| INSTRUCTIONS TO FOLLOW |
Give again, verbatim, the lines between the line that contains "What matplotlib code" and the line that contains "from matplotlib.colors import to_rgba", counting both ends. Pictures are excluded from the copy.

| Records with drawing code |
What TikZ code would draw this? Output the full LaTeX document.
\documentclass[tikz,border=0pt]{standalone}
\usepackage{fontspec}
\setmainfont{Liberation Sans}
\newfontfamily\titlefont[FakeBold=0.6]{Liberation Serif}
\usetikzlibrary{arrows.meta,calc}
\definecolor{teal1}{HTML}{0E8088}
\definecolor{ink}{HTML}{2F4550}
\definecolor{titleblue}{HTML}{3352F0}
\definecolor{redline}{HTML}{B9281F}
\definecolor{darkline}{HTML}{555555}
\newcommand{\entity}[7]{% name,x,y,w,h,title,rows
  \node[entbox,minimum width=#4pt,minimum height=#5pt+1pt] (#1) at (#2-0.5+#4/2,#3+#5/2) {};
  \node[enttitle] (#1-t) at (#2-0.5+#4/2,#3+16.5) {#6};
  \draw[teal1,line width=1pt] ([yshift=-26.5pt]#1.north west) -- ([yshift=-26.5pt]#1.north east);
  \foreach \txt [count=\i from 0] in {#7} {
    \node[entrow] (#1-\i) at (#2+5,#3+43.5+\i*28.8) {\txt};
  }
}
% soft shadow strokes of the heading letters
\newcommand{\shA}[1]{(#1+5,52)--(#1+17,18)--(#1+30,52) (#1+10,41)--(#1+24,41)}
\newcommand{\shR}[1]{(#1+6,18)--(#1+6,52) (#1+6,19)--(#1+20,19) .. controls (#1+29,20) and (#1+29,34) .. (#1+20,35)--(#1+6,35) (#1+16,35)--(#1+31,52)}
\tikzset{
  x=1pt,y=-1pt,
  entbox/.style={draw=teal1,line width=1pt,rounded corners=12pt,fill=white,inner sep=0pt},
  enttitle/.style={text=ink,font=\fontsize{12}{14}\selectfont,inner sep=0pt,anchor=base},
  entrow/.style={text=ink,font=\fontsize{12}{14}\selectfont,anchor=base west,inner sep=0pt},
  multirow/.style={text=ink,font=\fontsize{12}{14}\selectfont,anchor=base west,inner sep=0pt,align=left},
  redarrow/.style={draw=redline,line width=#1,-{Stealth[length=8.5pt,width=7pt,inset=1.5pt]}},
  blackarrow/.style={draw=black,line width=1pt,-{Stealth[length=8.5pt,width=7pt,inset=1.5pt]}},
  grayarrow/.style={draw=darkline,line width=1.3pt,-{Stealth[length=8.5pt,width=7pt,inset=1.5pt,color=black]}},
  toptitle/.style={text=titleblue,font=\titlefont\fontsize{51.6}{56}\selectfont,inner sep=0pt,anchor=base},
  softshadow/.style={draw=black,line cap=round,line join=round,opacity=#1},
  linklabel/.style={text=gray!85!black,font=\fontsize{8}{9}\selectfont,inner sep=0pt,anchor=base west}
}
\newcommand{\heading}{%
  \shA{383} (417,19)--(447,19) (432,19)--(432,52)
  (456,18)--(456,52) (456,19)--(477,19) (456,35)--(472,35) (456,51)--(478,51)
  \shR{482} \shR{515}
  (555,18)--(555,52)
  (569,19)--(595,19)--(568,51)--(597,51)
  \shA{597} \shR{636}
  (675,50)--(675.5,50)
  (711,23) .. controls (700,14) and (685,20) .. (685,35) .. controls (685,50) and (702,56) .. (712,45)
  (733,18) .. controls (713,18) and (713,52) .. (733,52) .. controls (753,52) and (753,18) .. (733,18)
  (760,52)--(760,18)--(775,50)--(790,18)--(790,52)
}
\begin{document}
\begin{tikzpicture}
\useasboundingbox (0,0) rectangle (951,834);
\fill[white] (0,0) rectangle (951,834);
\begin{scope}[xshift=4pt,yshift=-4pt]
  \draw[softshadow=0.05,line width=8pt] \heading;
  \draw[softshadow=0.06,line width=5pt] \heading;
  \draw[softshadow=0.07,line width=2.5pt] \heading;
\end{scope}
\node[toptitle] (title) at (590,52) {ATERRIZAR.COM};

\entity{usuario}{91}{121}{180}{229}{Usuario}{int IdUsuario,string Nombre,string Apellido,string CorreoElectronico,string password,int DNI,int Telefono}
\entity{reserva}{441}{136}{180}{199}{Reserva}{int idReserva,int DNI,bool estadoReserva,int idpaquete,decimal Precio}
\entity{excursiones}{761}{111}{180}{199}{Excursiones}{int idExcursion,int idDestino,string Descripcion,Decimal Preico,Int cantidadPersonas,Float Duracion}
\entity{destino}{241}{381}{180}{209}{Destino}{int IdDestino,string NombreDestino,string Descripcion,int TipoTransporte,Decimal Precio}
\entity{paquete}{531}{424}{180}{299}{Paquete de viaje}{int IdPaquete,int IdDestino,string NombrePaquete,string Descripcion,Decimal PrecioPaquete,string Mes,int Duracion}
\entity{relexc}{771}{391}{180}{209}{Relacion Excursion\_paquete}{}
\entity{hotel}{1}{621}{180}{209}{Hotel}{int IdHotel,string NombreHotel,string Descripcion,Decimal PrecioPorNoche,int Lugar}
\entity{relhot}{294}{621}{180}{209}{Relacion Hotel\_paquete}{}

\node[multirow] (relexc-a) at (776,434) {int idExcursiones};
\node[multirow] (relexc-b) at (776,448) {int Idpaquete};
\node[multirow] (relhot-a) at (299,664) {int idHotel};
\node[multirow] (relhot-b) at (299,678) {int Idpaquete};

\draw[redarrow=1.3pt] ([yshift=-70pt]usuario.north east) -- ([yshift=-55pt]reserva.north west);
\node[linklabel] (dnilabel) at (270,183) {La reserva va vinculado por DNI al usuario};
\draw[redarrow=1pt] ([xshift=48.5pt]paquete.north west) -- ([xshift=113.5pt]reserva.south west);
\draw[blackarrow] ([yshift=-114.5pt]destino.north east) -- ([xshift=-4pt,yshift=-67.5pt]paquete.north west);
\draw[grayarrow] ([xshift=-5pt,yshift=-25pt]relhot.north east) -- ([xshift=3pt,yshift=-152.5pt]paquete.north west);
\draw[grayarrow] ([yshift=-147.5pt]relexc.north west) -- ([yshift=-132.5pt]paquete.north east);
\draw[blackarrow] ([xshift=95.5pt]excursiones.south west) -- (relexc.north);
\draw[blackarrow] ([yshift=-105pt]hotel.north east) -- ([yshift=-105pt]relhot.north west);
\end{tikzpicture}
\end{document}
...
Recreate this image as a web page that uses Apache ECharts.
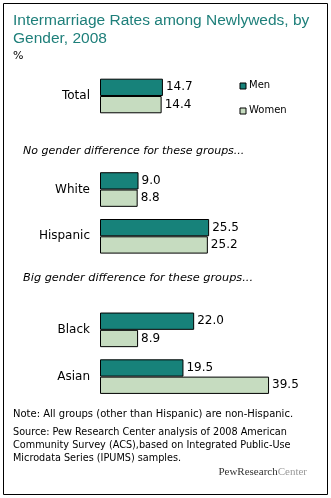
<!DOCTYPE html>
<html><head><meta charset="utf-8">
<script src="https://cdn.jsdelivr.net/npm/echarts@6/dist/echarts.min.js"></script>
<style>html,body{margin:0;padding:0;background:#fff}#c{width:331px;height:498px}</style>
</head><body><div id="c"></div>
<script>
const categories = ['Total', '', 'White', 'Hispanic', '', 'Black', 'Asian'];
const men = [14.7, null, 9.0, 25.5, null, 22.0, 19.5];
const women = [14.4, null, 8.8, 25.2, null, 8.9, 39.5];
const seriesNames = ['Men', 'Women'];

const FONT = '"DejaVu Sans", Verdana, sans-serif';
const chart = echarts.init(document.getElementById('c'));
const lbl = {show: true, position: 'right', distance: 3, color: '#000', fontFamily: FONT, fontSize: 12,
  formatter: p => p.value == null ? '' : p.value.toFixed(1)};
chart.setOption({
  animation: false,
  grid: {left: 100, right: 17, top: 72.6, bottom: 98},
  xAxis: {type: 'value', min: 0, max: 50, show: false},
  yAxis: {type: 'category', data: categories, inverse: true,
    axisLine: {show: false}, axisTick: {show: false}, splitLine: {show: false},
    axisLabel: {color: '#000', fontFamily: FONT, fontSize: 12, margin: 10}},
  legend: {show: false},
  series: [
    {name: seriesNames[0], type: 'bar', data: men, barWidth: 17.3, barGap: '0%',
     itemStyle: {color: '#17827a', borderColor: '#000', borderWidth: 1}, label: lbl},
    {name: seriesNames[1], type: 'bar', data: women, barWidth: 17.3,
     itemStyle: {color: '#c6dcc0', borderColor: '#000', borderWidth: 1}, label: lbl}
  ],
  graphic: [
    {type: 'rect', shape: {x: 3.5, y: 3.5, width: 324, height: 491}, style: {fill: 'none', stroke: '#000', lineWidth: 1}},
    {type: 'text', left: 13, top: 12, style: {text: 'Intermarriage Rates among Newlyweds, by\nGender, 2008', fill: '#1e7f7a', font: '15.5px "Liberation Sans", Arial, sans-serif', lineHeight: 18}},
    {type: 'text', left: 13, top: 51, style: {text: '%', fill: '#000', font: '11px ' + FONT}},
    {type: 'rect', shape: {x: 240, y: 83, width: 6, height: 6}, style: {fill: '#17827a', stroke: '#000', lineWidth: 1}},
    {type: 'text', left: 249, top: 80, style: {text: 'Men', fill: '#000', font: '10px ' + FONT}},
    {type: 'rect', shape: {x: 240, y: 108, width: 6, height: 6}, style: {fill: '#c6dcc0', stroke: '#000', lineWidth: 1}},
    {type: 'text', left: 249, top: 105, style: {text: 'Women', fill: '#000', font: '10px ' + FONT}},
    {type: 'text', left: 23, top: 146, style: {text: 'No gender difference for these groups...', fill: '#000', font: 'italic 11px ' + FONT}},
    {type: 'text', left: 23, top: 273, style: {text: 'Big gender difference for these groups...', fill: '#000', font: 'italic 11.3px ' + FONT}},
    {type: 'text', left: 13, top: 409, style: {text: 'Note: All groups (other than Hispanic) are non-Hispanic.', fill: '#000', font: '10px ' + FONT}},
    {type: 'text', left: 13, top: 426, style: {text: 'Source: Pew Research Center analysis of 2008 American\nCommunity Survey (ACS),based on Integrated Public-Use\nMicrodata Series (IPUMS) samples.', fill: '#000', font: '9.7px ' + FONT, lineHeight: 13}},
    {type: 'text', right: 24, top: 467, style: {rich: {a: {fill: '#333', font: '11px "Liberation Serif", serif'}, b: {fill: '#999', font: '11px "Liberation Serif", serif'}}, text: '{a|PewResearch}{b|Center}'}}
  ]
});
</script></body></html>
...
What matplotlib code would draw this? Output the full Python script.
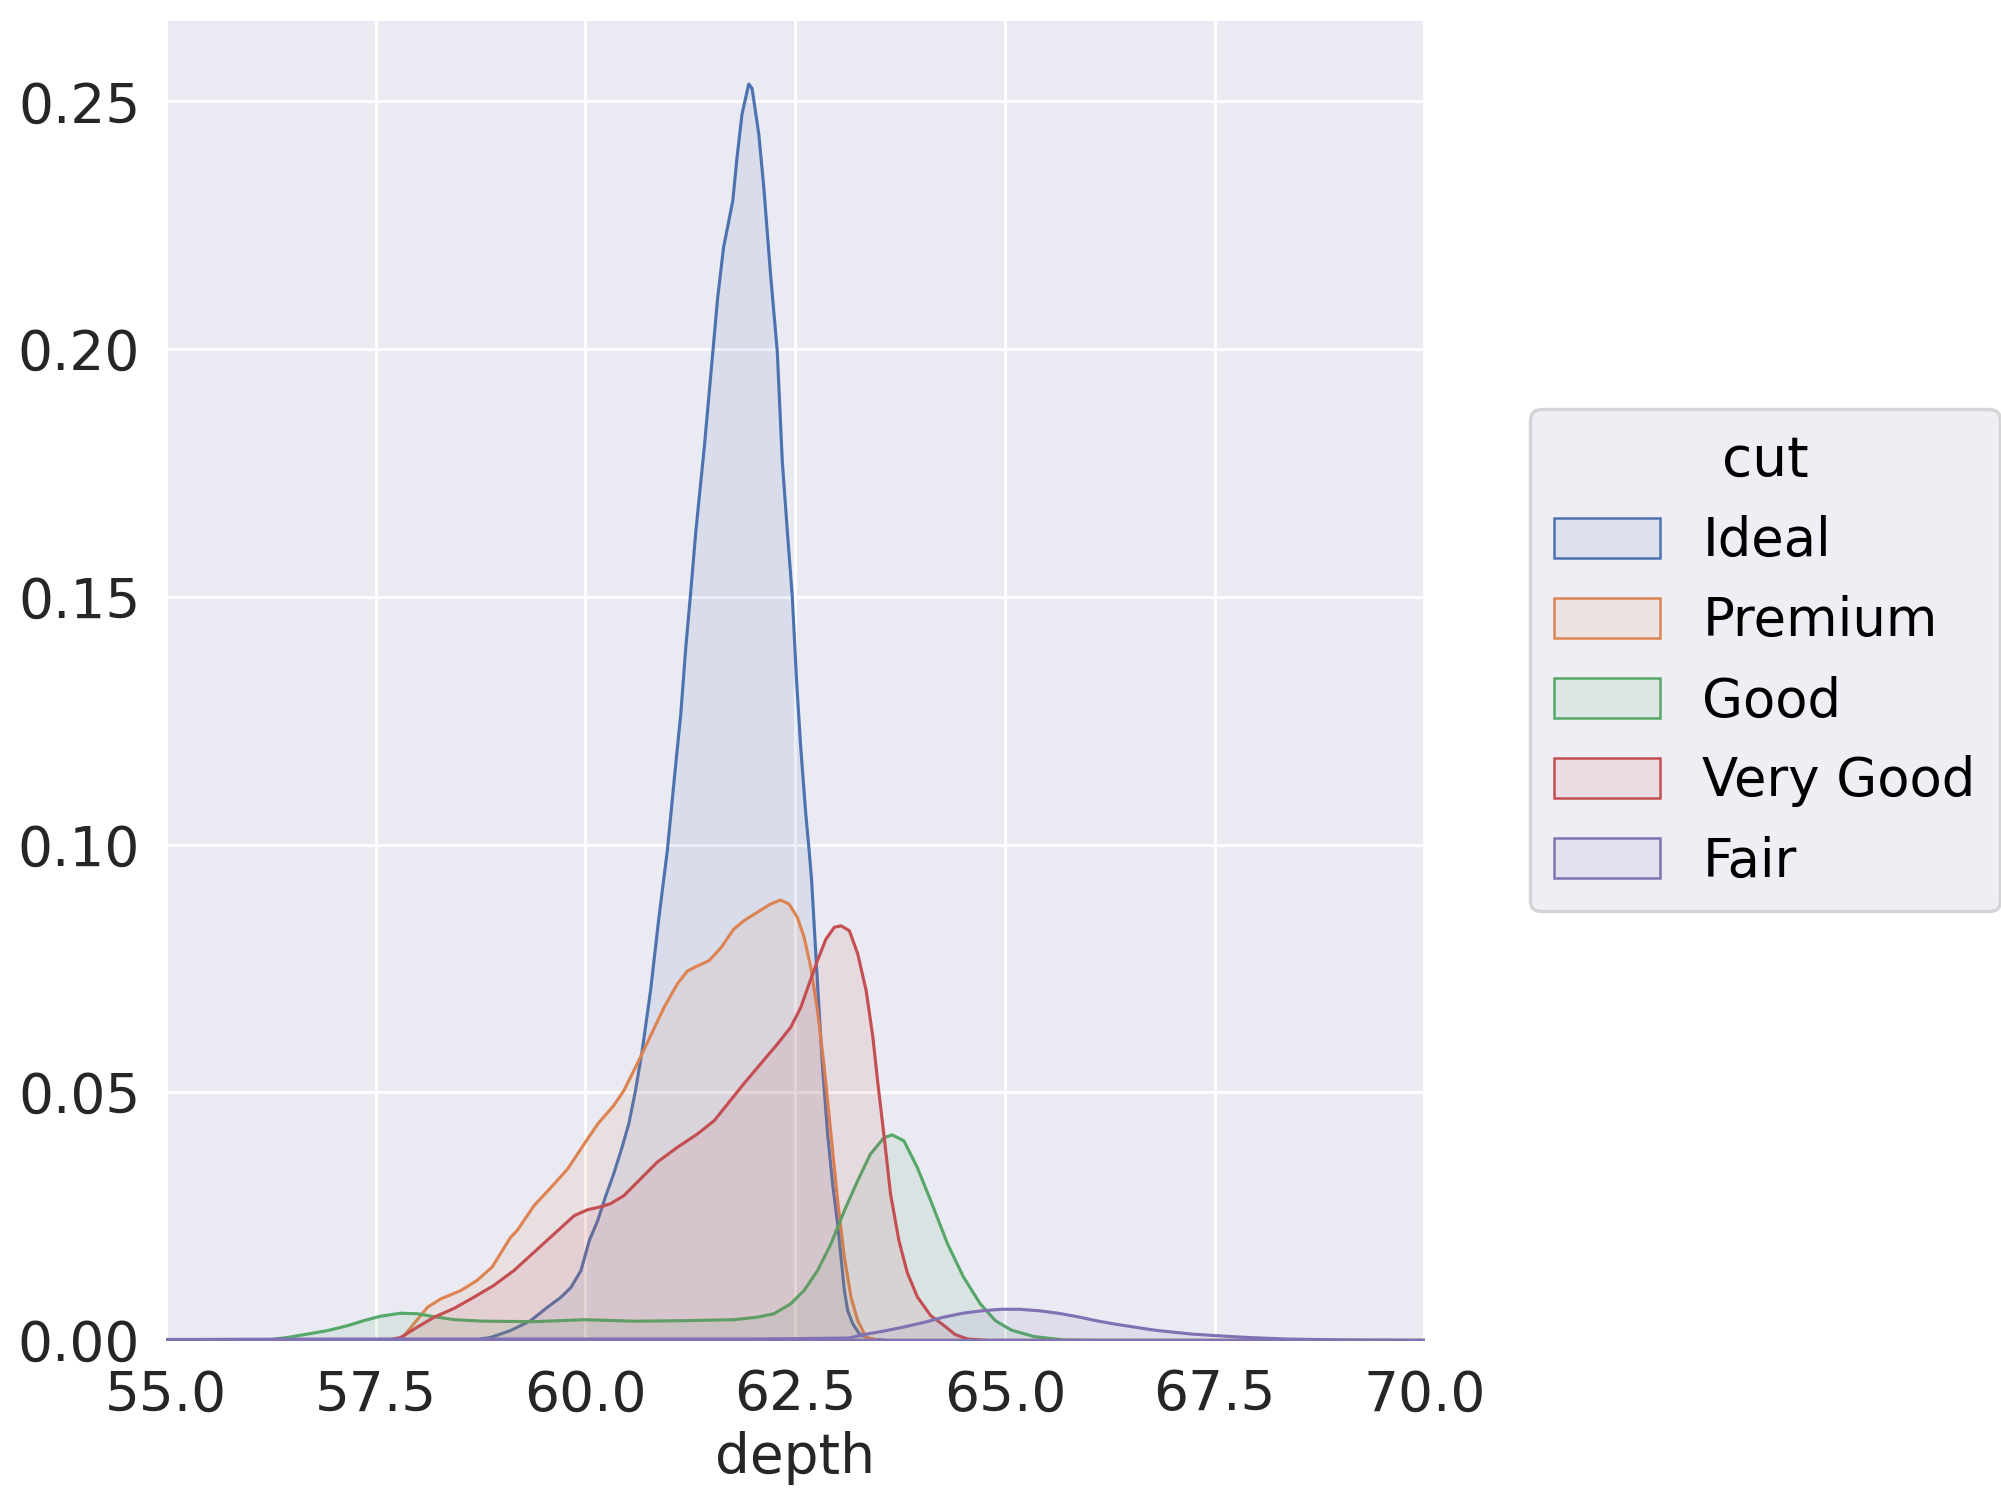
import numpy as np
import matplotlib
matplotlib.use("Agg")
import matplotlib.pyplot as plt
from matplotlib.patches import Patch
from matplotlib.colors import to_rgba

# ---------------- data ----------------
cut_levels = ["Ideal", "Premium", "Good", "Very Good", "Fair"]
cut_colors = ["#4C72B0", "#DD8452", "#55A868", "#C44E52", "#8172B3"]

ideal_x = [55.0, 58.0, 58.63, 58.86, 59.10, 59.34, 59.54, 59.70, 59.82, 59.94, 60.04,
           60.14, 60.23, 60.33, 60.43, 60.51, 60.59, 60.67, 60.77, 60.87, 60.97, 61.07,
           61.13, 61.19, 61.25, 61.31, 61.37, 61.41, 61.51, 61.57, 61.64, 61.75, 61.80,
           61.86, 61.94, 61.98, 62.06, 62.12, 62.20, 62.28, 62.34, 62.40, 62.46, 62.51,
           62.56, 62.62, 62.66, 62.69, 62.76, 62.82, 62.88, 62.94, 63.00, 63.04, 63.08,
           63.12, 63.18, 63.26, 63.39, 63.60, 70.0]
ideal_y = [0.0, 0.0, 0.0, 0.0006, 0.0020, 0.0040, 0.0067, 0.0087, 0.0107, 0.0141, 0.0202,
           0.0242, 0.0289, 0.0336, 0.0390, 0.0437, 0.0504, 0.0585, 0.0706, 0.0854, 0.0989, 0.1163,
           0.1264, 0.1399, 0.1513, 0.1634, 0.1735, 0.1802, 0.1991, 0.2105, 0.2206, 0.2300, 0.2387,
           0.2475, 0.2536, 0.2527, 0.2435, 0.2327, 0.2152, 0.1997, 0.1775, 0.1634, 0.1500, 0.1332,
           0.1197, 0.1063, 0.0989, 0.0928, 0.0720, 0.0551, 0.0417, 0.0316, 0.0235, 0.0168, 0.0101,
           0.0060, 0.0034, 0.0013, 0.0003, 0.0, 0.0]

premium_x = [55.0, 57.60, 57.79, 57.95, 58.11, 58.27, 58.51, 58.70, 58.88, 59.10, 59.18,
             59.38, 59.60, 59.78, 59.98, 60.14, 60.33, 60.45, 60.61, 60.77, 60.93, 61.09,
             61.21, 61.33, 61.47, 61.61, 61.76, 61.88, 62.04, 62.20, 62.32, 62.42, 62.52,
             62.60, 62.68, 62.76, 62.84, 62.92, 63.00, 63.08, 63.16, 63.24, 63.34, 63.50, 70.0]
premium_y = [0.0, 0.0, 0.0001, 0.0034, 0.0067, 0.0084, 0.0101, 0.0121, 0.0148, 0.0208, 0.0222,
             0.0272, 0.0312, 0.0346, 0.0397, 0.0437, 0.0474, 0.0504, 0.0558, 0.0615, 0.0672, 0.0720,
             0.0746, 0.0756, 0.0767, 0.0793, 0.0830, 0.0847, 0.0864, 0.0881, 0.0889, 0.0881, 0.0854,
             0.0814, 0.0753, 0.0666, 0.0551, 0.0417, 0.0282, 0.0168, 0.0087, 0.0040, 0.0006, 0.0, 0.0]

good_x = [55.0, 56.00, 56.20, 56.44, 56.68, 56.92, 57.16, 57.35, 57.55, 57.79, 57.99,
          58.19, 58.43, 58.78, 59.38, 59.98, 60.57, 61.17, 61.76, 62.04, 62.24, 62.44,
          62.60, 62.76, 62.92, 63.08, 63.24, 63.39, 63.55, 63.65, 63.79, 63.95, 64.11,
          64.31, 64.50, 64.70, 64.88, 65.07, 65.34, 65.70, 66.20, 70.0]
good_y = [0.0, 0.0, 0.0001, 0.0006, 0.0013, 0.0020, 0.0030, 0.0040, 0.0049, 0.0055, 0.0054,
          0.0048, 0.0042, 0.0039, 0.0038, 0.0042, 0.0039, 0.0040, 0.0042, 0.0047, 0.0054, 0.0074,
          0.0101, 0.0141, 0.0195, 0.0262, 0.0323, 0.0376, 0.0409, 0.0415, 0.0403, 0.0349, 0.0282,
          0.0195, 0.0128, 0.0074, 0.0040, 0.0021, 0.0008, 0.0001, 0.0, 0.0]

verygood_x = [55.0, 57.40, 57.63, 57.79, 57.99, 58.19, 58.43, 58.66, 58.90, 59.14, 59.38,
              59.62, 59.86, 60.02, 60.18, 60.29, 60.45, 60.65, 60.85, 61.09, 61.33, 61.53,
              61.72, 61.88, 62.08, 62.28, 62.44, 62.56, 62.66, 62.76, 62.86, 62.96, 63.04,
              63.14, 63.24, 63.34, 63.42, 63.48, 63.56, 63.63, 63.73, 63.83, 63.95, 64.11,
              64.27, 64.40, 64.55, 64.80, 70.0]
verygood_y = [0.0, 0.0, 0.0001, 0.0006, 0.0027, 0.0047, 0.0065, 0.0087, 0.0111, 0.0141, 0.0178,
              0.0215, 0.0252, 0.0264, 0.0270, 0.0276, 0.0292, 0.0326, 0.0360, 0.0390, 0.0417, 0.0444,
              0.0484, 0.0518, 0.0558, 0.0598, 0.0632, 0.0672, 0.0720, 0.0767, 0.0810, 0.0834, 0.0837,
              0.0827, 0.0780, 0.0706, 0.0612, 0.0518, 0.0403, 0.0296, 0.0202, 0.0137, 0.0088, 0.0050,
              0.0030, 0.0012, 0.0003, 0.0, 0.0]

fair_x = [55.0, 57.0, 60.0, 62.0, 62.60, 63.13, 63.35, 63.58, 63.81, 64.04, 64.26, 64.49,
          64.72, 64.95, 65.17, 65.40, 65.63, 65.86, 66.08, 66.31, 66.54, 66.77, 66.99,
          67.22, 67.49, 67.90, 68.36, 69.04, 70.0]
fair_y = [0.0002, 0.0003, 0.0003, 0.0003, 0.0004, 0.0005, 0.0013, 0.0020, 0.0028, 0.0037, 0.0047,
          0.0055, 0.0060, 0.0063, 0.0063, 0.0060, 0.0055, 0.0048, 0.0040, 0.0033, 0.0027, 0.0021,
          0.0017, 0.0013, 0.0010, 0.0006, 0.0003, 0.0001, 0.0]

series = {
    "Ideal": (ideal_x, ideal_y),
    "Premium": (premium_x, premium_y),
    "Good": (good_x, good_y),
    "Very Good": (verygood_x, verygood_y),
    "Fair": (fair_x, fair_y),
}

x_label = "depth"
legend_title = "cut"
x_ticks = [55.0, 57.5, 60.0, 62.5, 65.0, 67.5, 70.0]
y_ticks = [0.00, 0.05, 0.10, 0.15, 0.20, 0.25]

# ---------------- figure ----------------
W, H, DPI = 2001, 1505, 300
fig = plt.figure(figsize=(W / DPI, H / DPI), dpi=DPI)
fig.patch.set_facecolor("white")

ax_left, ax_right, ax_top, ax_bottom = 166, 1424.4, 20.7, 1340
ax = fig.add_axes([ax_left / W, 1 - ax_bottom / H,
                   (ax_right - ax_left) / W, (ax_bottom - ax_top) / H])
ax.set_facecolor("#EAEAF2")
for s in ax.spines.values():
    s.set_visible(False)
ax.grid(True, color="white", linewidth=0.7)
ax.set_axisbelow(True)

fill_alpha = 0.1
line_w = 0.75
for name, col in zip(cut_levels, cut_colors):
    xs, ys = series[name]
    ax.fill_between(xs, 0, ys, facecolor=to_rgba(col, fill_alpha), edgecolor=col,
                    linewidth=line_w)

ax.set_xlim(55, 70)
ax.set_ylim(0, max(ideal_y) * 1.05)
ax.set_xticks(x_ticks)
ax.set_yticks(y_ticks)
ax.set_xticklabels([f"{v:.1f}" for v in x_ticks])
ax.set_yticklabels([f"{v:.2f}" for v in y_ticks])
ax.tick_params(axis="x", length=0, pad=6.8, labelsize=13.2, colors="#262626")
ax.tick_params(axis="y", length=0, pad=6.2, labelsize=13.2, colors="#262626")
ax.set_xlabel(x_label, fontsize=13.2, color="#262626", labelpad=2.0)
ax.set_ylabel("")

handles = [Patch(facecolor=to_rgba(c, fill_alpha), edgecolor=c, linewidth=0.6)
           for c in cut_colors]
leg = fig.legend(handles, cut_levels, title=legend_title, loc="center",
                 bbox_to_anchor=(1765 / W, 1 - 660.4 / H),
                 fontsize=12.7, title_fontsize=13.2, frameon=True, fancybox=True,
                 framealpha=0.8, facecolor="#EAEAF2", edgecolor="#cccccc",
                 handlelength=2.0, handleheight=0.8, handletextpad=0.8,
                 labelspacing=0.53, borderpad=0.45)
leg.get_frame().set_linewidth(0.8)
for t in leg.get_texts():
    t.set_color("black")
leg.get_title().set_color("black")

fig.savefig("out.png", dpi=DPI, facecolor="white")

| RESULT FOR THIS EXERCISE |
What matplotlib code would draw this? Output the full Python script.
import numpy as np
import matplotlib
matplotlib.use("Agg")
import matplotlib.pyplot as plt
from matplotlib.patches import Patch
from matplotlib.colors import to_rgba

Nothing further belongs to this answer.